Bottom up digital sovereignty in Europe
This, living and constantly updated, post documents grassroots attempts of cultivating technology and data for the citizens' good from the 90's until now in different European cities.
As with the previous post which traces politically/industry driven digital sovereignty, this one is a labor of independent research as I go about reading and here's how I'd unpack different terms in the very first sentence to help explain what the following is about:
- “Grassroots” refers to independent researchers, open source advocates and members of local/administrative politics who've come together to address the effect of digital on the civic. There are many activist groups and startups who have designed solutions and indeed do fall into the same category but unfortunately – so far at least – I'm unable to cover them.
- “Cultivating” – observed ex post from what's documented below – happens via simplifying hardware and software to extend access to the masses. Bear in mind that by the 90s computers were widely used in many companies but it was still a professional rather than a personal/consumer domain.
- “Technology and data” – that's primarily personal(ly identifying) data from public services (communicating with other citizens, consuming public media and exercising democracy, health, finance, movement..etc) that is gathered on centralised platforms/technology and carried via cameras and other devices placed on streets.
- “90's until now in different European cities” – hopefully I find older initiatives to document and so far winding the clock three decades back.

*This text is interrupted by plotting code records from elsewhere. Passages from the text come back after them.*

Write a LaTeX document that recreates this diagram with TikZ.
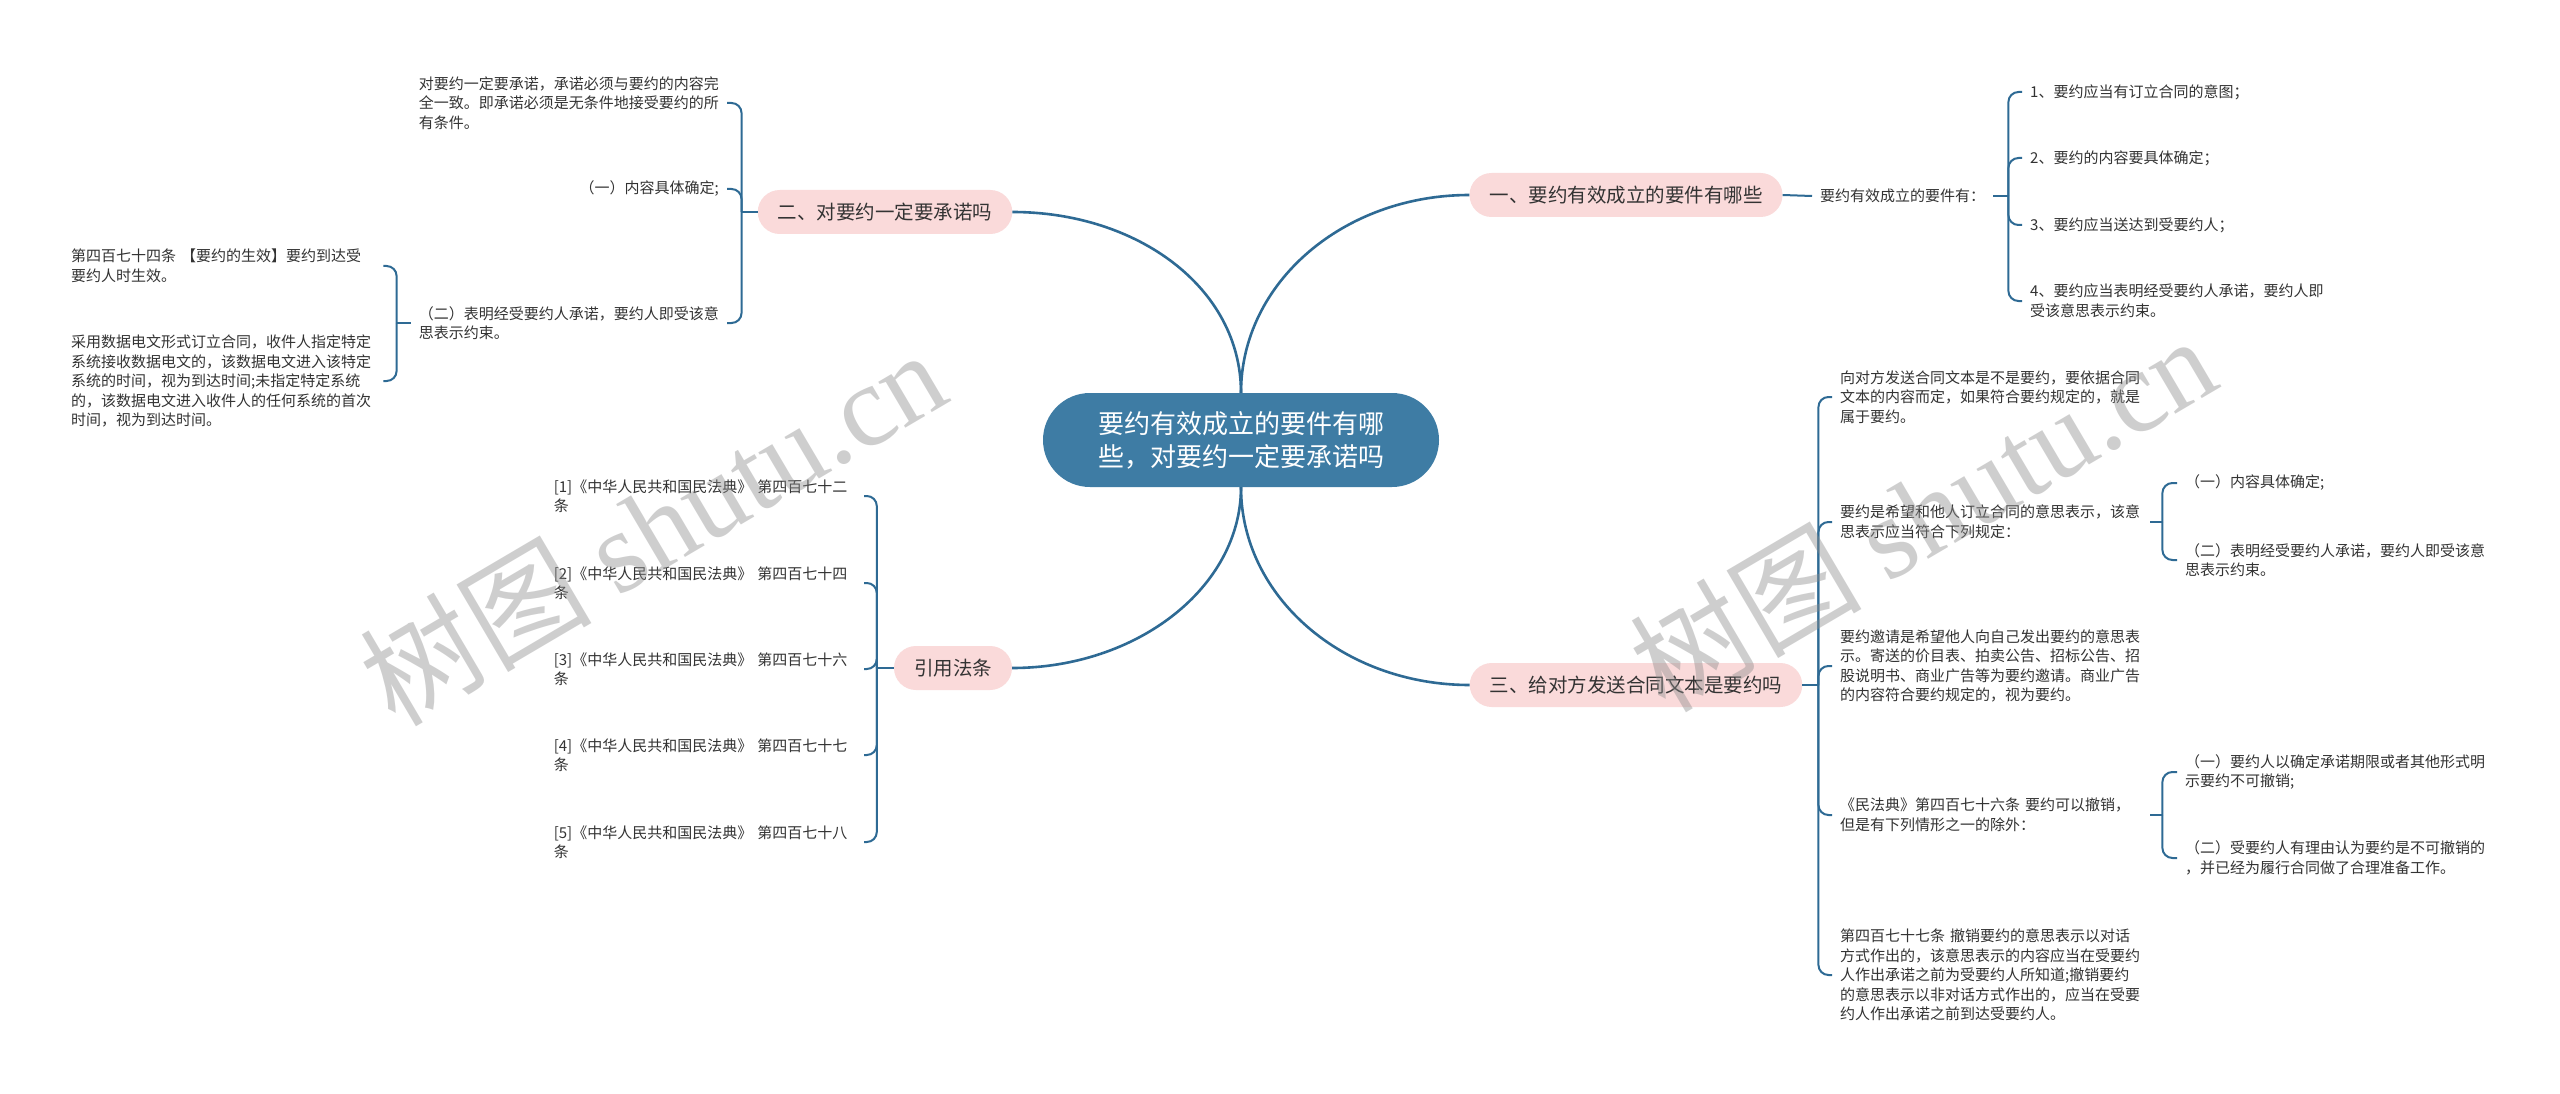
\documentclass[tikz,border=0pt]{standalone}
\usepackage{fontspec}
\setmainfont{Noto Sans CJK SC}
\newfontfamily\wmserif{Liberation Serif}
\usetikzlibrary{calc}
\definecolor{rootblue}{HTML}{3E7CA4}
\definecolor{linkblue}{HTML}{2E6A94}
\definecolor{pinkfill}{HTML}{FADADA}
\definecolor{txt}{HTML}{333333}
\begin{document}
\begin{tikzpicture}[x=1pt,y=-1pt,
  link/.style={draw=linkblue, line width=2pt},
  mainlink/.style={draw=linkblue, line width=2.6pt},
  fork/.style={draw=linkblue, line width=2pt, rounded corners=10pt},
  rootnode/.style={fill=rootblue, text=white, rounded corners=47pt, minimum height=94pt, minimum width=396pt, align=center, font=\fontsize{26}{33}\selectfont, inner sep=0pt},
  branch/.style={fill=pinkfill, text=txt, rounded corners=22pt, minimum height=44pt, inner xsep=20pt, inner ysep=0pt, font=\fontsize{19.5}{24}\selectfont},
  leaf/.style={text=txt, align=left, inner xsep=8pt, inner ysep=0pt, font=\fontsize{15}{19.5}\selectfont},
  wm/.style={text=black!45, opacity=0.42, rotate=30.5, inner sep=0pt}]
\fill[white] (0,0) rectangle (2560,1094);
\useasboundingbox (0,0) rectangle (2560,1094);

% root and branches
\node[rootnode] (root) at (1241,440) {要约有效成立的要件有哪\\些，对要约一定要承诺吗};
\node[branch] (b1) at (1626,195) {一、要约有效成立的要件有哪些};
\node[branch] (b2) at (885,212) {二、对要约一定要承诺吗};
\node[branch] (b3) at (1636,685) {三、给对方发送合同文本是要约吗};
\node[branch] (b4) at (953,668) {引用法条};

\draw[mainlink] (root.north) .. controls +(0,-105) and +(125,0) .. (b2.east);
\draw[mainlink] (root.north) .. controls +(0,-110) and +(-126,0) .. (b1.west);
\draw[mainlink] (root.south) .. controls +(0,100) and +(125,0) .. (b4.east);
\draw[mainlink] (root.south) .. controls +(0,110) and +(-126,0) .. (b3.west);

% branch 1
\node[leaf, anchor=west] (c1) at (1812,196) {要约有效成立的要件有：};
\node[leaf, anchor=west] (c11) at (2022,92) {1、要约应当有订立合同的意图；};
\node[leaf, anchor=west] (c12) at (2022,158) {2、要约的内容要具体确定；};
\node[leaf, anchor=west] (c13) at (2022,225) {3、要约应当送达到受要约人；};
\node[leaf, anchor=west] (c14) at (2022,301) {4、要约应当表明经受要约人承诺，要约人即\\受该意思表示约束。};
\draw[link] (b1.east) -- (c1.west);
\draw[link] (c1.east) -- ++(15,0) coordinate (f1);
\foreach \n in {c11,c12,c13,c14} \draw[fork] (f1) |- (\n.west);

% branch 2
\node[leaf, anchor=east] (n21) at (727,103) {对要约一定要承诺，承诺必须与要约的内容完\\全一致。即承诺必须是无条件地接受要约的所\\有条件。};
\node[leaf, anchor=east] (n22) at (727,189) {（一）内容具体确定;};
\node[leaf, anchor=east] (n23) at (727,323) {（二）表明经受要约人承诺，要约人即受该意\\思表示约束。};
\draw[link] (b2.west) -- ++(-16,0) coordinate (f2);
\foreach \n in {n21,n22,n23} \draw[fork] (f2) |- (\n.east);

\node[leaf, anchor=west, text width=304pt] (m1) at (63,266) {第四百七十四条 【要约的生效】要约到达受\\要约人时生效。};
\node[leaf, anchor=west, text width=304pt] (m2) at (63,381) {采用数据电文形式订立合同，收件人指定特定\\系统接收数据电文的，该数据电文进入该特定\\系统的时间，视为到达时间;未指定特定系统\\的，该数据电文进入收件人的任何系统的首次\\时间，视为到达时间。};
\draw[link] (n23.west) -- ++(-14,0) coordinate (f23);
\foreach \n in {m1,m2} \draw[fork] (f23) |- (\n.east);

% branch 3
\node[leaf, anchor=west, text width=302pt] (d1) at (1832,397) {向对方发送合同文本是不是要约，要依据合同\\文本的内容而定，如果符合要约规定的，就是\\属于要约。};
\node[leaf, anchor=west, text width=302pt] (d2) at (1832,522) {要约是希望和他人订立合同的意思表示，该意\\思表示应当符合下列规定：};
\node[leaf, anchor=west, text width=302pt] (d3) at (1832,666) {要约邀请是希望他人向自己发出要约的意思表\\示。寄送的价目表、拍卖公告、招标公告、招\\股说明书、商业广告等为要约邀请。商业广告\\的内容符合要约规定的，视为要约。};
\node[leaf, anchor=west, text width=302pt] (d4) at (1832,815) {《民法典》第四百七十六条 要约可以撤销，\\但是有下列情形之一的除外：};
\node[leaf, anchor=west, text width=302pt] (d5) at (1832,975) {第四百七十七条 撤销要约的意思表示以对话\\方式作出的，该意思表示的内容应当在受要约\\人作出承诺之前为受要约人所知道;撤销要约\\的意思表示以非对话方式作出的，应当在受要\\约人作出承诺之前到达受要约人。};
\draw[link] (b3.east) -- ++(16,0) coordinate (f3);
\foreach \n in {d1,d2,d3,d4,d5} \draw[fork] (f3) |- (\n.west);

\node[leaf, anchor=west] (e1) at (2177,483) {（一）内容具体确定;};
\node[leaf, anchor=west] (e2) at (2177,560) {（二）表明经受要约人承诺，要约人即受该意\\思表示约束。};
\draw[link] (d2.east) -- ++(12,0) coordinate (fd2);
\foreach \n in {e1,e2} \draw[fork] (fd2) |- (\n.west);

\node[leaf, anchor=west] (e3) at (2177,772) {（一）要约人以确定承诺期限或者其他形式明\\示要约不可撤销;};
\node[leaf, anchor=west] (e4) at (2177,858) {（二）受要约人有理由认为要约是不可撤销的\\，并已经为履行合同做了合理准备工作。};
\draw[link] (d4.east) -- ++(12,0) coordinate (fd4);
\foreach \n in {e3,e4} \draw[fork] (fd4) |- (\n.west);

% branch 4
\node[leaf, anchor=east, text width=302pt] (r1) at (864,496) {[1]《中华人民共和国民法典》 第四百七十二\\条};
\node[leaf, anchor=east, text width=302pt] (r2) at (864,583) {[2]《中华人民共和国民法典》 第四百七十四\\条};
\node[leaf, anchor=east, text width=302pt] (r3) at (864,669) {[3]《中华人民共和国民法典》 第四百七十六\\条};
\node[leaf, anchor=east, text width=302pt] (r4) at (864,755) {[4]《中华人民共和国民法典》 第四百七十七\\条};
\node[leaf, anchor=east, text width=302pt] (r5) at (864,842) {[5]《中华人民共和国民法典》 第四百七十八\\条};
\draw[link] (b4.west) -- ++(-17,0) coordinate (f4);
\foreach \n in {r1,r2,r3,r4,r5} \draw[fork] (f4) |- (\n.east);

% watermarks
\node[wm, font=\fontsize{116}{120}\selectfont] (wm1) at (652,526) {树图 {\wmserif shutu.cn}};
\node[wm, font=\fontsize{116}{120}\selectfont] (wm2) at (1922,512) {树图 {\wmserif shutu.cn}};
\end{tikzpicture}
\end{document}
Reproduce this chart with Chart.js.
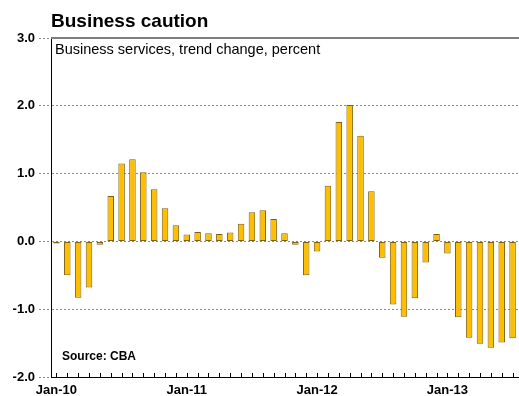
<!DOCTYPE html>
<html>
<head>
<meta charset="utf-8">
<script src="https://cdn.jsdelivr.net/npm/chart.js@4/dist/chart.umd.min.js"></script>
<style>
  html, body { margin: 0; padding: 0; background: #fff; }
  #wrap { width: 519px; height: 396px; position: relative; }
</style>
</head>
<body>
<div id="wrap"><canvas id="c" width="519" height="396"></canvas></div>
<script>
const chartTitle = "Business caution";
const chartSubtitle = "Business services, trend change, percent";
const sourceNote = "Source: CBA";

const months = [
  "Jan-10","Feb-10","Mar-10","Apr-10","May-10","Jun-10","Jul-10","Aug-10","Sep-10","Oct-10","Nov-10","Dec-10",
  "Jan-11","Feb-11","Mar-11","Apr-11","May-11","Jun-11","Jul-11","Aug-11","Sep-11","Oct-11","Nov-11","Dec-11",
  "Jan-12","Feb-12","Mar-12","Apr-12","May-12","Jun-12","Jul-12","Aug-12","Sep-12","Oct-12","Nov-12","Dec-12",
  "Jan-13","Feb-13","Mar-13","Apr-13","May-13","Jun-13","Jul-13"
];

const trendChange = [
  -0.03, -0.50, -0.83, -0.68, -0.05, 0.67, 1.15, 1.21, 1.02, 0.77, 0.49, 0.24,
  0.10, 0.14, 0.12, 0.11, 0.13, 0.26, 0.43, 0.46, 0.33, 0.12, -0.05, -0.50,
  -0.15, 0.82, 1.76, 2.01, 1.56, 0.74, -0.24, -0.93, -1.11, -0.84, -0.31, 0.11,
  -0.18, -1.12, -1.42, -1.51, -1.57, -1.49, -1.43
];

const yTicks = [-2, -1, 0, 1, 2, 3];

const decorPlugin = {
  id: 'decor',
  afterDraw(chart) {
    const {ctx, chartArea} = chart;
    const xs = chart.scales.x;
    ctx.save();
    // top border
    ctx.strokeStyle = '#7f7f7f';
    ctx.lineWidth = 2;
    ctx.beginPath();
    ctx.moveTo(chartArea.left, chartArea.top);
    ctx.lineTo(chartArea.right + 2, chartArea.top);
    ctx.stroke();
    // inner tick marks on x axis
    ctx.strokeStyle = '#000';
    ctx.lineWidth = 1;
    ctx.beginPath();
    for (let i = 0; i < months.length; i++) {
      const px = Math.round(xs.getPixelForValue(i)) + 0.5;
      ctx.moveTo(px, chartArea.bottom);
      ctx.lineTo(px, chartArea.bottom - 4);
    }
    ctx.stroke();
    // texts
    ctx.fillStyle = '#000';
    ctx.textBaseline = 'alphabetic';
    ctx.textAlign = 'left';
    ctx.font = 'bold 19px "Liberation Sans", Arial, sans-serif';
    ctx.fillText(chartTitle, 51, 27);
    ctx.font = '14.5px "Liberation Sans", Arial, sans-serif';
    ctx.fillText(chartSubtitle, 55, 54);
    ctx.font = 'bold 12px "Liberation Sans", Arial, sans-serif';
    ctx.fillText(sourceNote, 62, 360);
    ctx.restore();
  }
};

new Chart(document.getElementById('c'), {
  type: 'bar',
  data: {
    labels: months,
    datasets: [{
      data: trendChange,
      backgroundColor: '#FDBE00',
      borderColor: '#806010',
      borderWidth: 1,
      borderSkipped: false,
      categoryPercentage: 1.0,
      barPercentage: 0.6
    }]
  },
  options: {
    responsive: false,
    animation: false,
    events: [],
    layout: { padding: { top: 38, right: 1, left: 0, bottom: 0 } },
    plugins: { legend: { display: false }, tooltip: { enabled: false }, title: { display: false } },
    scales: {
      x: {
        offset: true,
        grid: { display: true, drawOnChartArea: false, drawTicks: false, offset: false },
        border: { display: true, color: '#000', width: 1 },
        ticks: {
          autoSkip: false,
          maxRotation: 0,
          minRotation: 0,
          padding: 6,
          color: '#000',
          font: { family: '"Liberation Sans", Arial, sans-serif', size: 13, weight: 'bold' },
          callback: function(v, i) { const l = months[i]; return l.startsWith('Jan') ? l : ''; }
        },
        afterFit(scale) { scale.height = 19; }
      },
      y: {
        min: -2, max: 3,
        afterBuildTicks(scale) { scale.ticks = yTicks.map(v => ({ value: v })); },
        grid: { color: '#8a8a8a', lineWidth: 1, drawTicks: true, tickLength: 12, tickColor: '#8a8a8a', tickBorderDash: [2, 2] },
        border: { display: true, color: '#000', width: 1, dash: [2, 2] },
        ticks: {
          padding: 4,
          color: '#000',
          font: { family: '"Liberation Sans", Arial, sans-serif', size: 13, weight: 'bold' },
          callback: v => v.toFixed(1)
        },
        afterFit(scale) { scale.width = 51; }
      }
    }
  },
  plugins: [decorPlugin]
});
</script>
</body>
</html>
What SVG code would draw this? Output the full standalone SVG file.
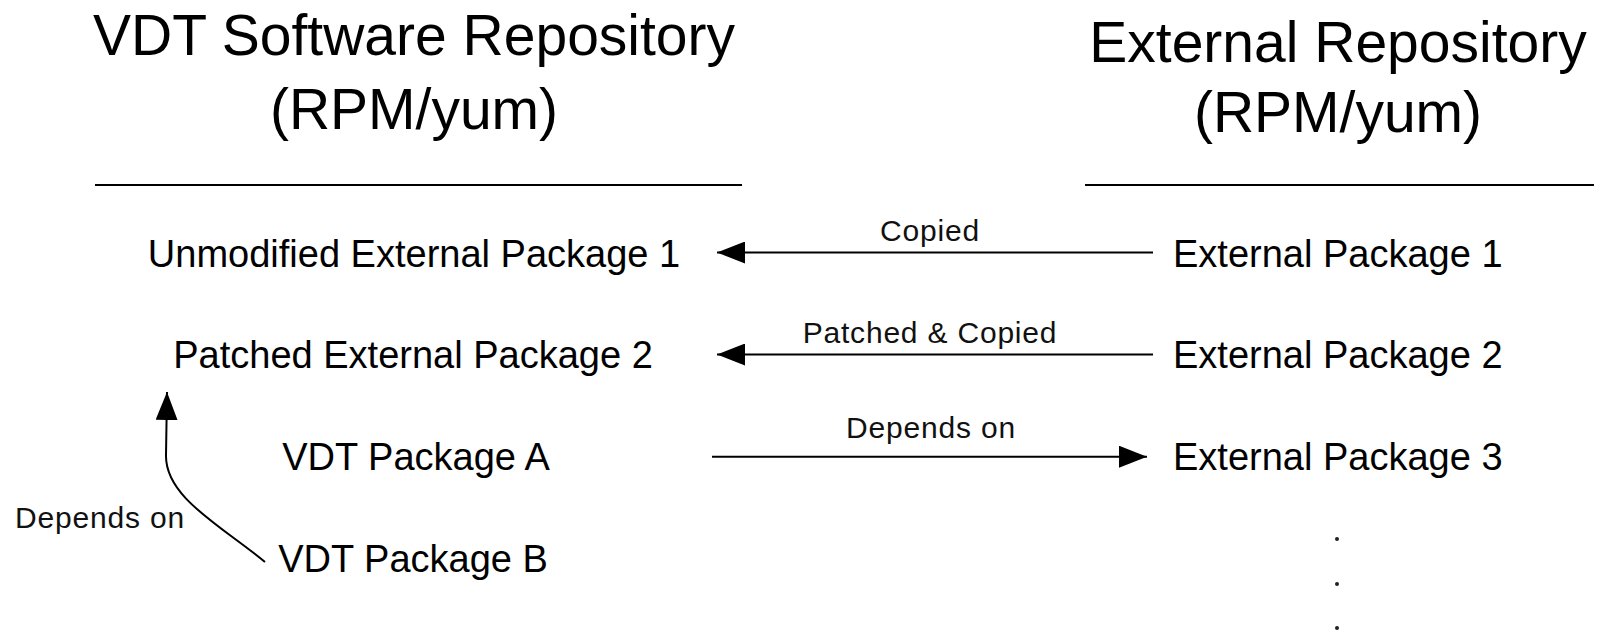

In what I found, I noticed that the projects took place in individual cities. Some projects were running in parallel in more than one city but nothing scaled to be adopted EU wide (unlike industrial projects).
In 1992, the French programmer Valentin Lacambre sought to connect the country's Minitel system. The free hosting platform that he built was called Altern and “allowed any person with an Internet access to open her online storage space to publish websites and manage emails accounts”.
As activity grew on the platform, the founder started receiving requests and complaints for being accountable for what users were posting on the platform. The debate around “intermediary liability” which was taking place in Europe and in the US at the time centred around Altern.
This culminated in a court ruling which held “Lacambre liable for the content of its users because it gave them a free and allegedly anonymous channel to broadcast their voices”. In response, the founder shut down the platform and its 47,000 websites in 1999. This became known as the “Altern Affair” and is referred to in the context of resisting online censorship.
From 1993 to 1999 Amsterdam’s De Digitale Stad was a “citizen-oriented network open to all Amsterdam residents through dial-in access points and public terminals”. It worked by motivating people to buy a modem and plug in into the city’s portal. The city’s vibrant squatter culture shaped The Digital State project's growing network by “situating it within a pre-existing tradition of media appropriation, activism, and organising”.
Users could visit the “post office” (to send emails), exchange gossip in virtual cafés, visit a number of themed city “squares,” and debate public issues all online in an attempt to empower citizens to embrace the new virtual frontier. “For the first time in the Netherlands, a computer environment came into existence where Dutch was spoken and where the agenda was set by Dutch social morals and codes.”
The start-up capital for the Digital City was 300,000 Guilders (≈ €140,000) and the city agreed to finance a 10-week pilot project ahead of the upcoming municipal elections. As the Internet had suddenly become commercial, the dynamics of the project was shut down in 1999.
Iperbole – launched in 1995 – was the second civic network in Europe and the first in the world providing free Internet access to citizenship. Created in Italy in Bologna, it was interpreted more than as a simple public service; it was part of a wider political vision aimed at using technological tools such as the Internet for the active participation of citizenship and as an attempt to “embed the Internet and the distributed model of communication within a longstanding project of political democratisation”.
Created by a Bologna council member and a language philosopher, Iperbole was an acronym that stood for “Internet “For” Bologna and Emilia Romagna”. According to its observers, that the project was launched and conceived before the widespread commercialisation of The Internet, helped rally the city behind it as being on the forefront of new technology.
During the 90s, 15% of the city's residents had emails and personal access to email (a high figure compared to other G7 countries at the time). Two years into the project, 200 local organisations had a web presence on the platform.
As commercialisation solved the issue of widespread access to and communication over IP, data ownership inspired the next generation of popular digital sovereignty projects.
DECODE – short for Decentralised Citizens Owned Data Ecosystem – was piloted in Barcelona and Amsterdam in 2018 and 2019 to provide “tools that put individuals in control of whether they keep their personal information private or share it for the public good”. The dangers of the ubiquity of centralised and uncontrolled by their rightful owners data extend from digital identity to IoT and public institutions.
The pilots focused on IoT to help citizens control the usage of the devices and the information created. Once created that information was stored in data commons for access by other citizens. Funded by the European Commission, the project was made up of 14 members from Spain, the Netherlands, Italy, Sweden, France and the UK.